- POSTED: 21 Aug 2014 08:00
- UPDATED: 21 Aug 2014 16:11
US forces tried but failed to rescue reporter James Foley and other US hostages held in Syria by the so-called Islamic State (IS) as "the hostages were not present at the targeted location."
WASHINGTON: US forces tried but failed to rescue reporter James Foley and other US hostages held in Syria by the so-called Islamic State (IS), officials and reports said Wednesday (Aug 21). The IS released a video Tuesday showing Foley's on-camera beheading, a murder that has provoked worldwide revulsion.
The Pentagon and the White House did not say if the covert mission was to rescue Foley, who was kidnapped in northern Syria in November 2012. However US media, citing senior Obama administration officials, said Foley was among those US Special Operations commandos were trying to rescue.
The video of Foley's killing also showed a second US reporter, Steven Sotloff, being paraded by a black-clad IS militant who warned that he would also be killed if US President Barack Obama does not stop air strikes on IS positions in Iraq.
"The United States attempted a rescue operation recently to free a number of American hostages held in Syria by the Islamic State of Iraq and the Levant (IS)," Pentagon spokesman Rear Admiral John Kirby said in a statement. "This operation involved air and ground components and was focused on a particular captor network within ISIL (IS). Unfortunately, the mission was not successful because the hostages were not present at the targeted location."
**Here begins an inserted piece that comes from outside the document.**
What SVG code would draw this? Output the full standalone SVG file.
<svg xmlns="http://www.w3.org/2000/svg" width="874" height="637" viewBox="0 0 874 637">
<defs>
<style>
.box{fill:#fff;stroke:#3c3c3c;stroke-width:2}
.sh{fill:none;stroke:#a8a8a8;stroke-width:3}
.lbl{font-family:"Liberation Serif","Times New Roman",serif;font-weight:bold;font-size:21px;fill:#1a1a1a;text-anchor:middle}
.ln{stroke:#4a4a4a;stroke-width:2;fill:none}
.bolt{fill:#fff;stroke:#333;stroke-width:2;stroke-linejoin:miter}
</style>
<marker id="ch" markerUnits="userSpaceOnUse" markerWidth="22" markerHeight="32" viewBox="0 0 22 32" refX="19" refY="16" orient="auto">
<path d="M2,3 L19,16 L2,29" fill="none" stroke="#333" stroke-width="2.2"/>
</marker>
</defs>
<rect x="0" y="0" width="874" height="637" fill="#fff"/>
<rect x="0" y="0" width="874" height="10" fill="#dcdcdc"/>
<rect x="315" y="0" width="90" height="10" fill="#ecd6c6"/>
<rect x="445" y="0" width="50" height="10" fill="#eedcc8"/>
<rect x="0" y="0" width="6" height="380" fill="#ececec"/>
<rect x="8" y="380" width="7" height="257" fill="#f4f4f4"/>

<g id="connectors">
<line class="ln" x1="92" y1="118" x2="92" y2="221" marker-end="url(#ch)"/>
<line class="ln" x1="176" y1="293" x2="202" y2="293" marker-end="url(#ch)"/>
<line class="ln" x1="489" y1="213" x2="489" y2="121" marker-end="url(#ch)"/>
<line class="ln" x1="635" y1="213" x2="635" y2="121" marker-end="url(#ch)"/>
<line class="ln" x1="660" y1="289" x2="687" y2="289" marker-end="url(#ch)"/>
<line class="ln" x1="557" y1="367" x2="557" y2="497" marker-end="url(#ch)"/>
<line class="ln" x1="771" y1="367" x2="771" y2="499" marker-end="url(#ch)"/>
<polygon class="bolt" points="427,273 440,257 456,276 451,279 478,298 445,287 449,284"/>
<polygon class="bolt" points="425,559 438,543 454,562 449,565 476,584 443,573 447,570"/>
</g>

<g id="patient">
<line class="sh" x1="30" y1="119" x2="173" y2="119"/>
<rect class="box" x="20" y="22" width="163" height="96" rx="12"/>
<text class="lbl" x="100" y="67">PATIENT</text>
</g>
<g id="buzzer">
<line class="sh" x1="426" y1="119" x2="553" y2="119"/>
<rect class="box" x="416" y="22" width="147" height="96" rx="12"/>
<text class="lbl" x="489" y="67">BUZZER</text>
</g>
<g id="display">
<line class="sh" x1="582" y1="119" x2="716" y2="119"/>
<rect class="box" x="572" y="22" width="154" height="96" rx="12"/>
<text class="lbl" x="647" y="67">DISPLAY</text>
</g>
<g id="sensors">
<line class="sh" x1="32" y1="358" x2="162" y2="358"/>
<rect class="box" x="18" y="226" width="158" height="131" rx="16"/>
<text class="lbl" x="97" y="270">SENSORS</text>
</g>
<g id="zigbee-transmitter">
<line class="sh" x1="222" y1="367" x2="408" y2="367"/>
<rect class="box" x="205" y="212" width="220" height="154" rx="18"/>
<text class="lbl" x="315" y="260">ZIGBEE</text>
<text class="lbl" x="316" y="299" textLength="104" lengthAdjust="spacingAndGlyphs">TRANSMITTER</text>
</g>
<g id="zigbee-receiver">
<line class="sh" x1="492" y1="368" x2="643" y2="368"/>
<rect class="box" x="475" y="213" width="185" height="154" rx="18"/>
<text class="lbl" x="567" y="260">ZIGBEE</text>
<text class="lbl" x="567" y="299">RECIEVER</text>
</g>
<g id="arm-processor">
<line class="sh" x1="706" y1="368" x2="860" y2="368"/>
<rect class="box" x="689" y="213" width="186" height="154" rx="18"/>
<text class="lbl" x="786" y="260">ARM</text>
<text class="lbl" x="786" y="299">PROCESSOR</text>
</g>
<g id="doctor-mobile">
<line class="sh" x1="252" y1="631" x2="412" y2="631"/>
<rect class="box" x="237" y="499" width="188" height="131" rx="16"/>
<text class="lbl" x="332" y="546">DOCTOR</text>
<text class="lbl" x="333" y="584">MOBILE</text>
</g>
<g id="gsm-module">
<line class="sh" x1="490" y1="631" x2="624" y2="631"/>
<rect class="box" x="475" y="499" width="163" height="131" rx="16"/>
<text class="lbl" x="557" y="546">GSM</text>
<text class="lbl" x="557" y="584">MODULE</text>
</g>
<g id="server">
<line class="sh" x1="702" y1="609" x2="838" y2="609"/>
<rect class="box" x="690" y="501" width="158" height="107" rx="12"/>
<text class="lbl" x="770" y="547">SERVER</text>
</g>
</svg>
The White House said in a separate statement that the rescue attempt was authorized "earlier this summer." It involved several dozen US commandos, one of whom was injured in a fierce firefight with IS militants, The Washington Post said, calling it the first known US ground operation in Syria since the country's descent into civil war. The Post said that it was believed that Sotloff was also among the group being held that included Foley.
IN HARMS' WAY
IS, also known as ISIL, considers Washington its arch enemy and has overrun large swaths of Iraq and Syria. It says it represents the aspirations of a global Muslim caliphate.
"As we have said repeatedly, the United States government is committed to the safety and well-being of its citizens, particularly those suffering in captivity," said Kirby. "In this case, we put the best of the United States military in harms' way to try and bring our citizens home."
In the White House statement on the rescue attempt, Lisa Monaco, assistant to President Barack Obama for Homeland Security and Counterterrorism, said: "The president authorized action at this time because it was the national security team's assessment that these hostages were in danger with each passing day in ISIL custody. "The US government had what we believed was sufficient intelligence, and when the opportunity presented itself, the president authorized the Department of Defense to move aggressively to recover our citizens."
She added: "Their effort should serve as another signal to those who would do us harm that the United States will not tolerate the abduction of our people, and will spare no effort to secure the safety of our citizens and to hold their captors accountable."
It is not known how many foreign hostages are being held by IS fighters in Syria and Iraq.
National Security Council spokeswoman Caitlin Hayden said it had never been intended to reveal the operation, which the Post said came after at least six European hostages freed by the militants last spring had been debriefed by US intelligence.
"An overriding concern for the safety of the hostages and for operational security made it imperative that we preserve as much secrecy as possible," Hayden said in a statement. "We only went public today when it was clear a number of media outlets were preparing to report on the operation and that we would have no choice but to acknowledge it."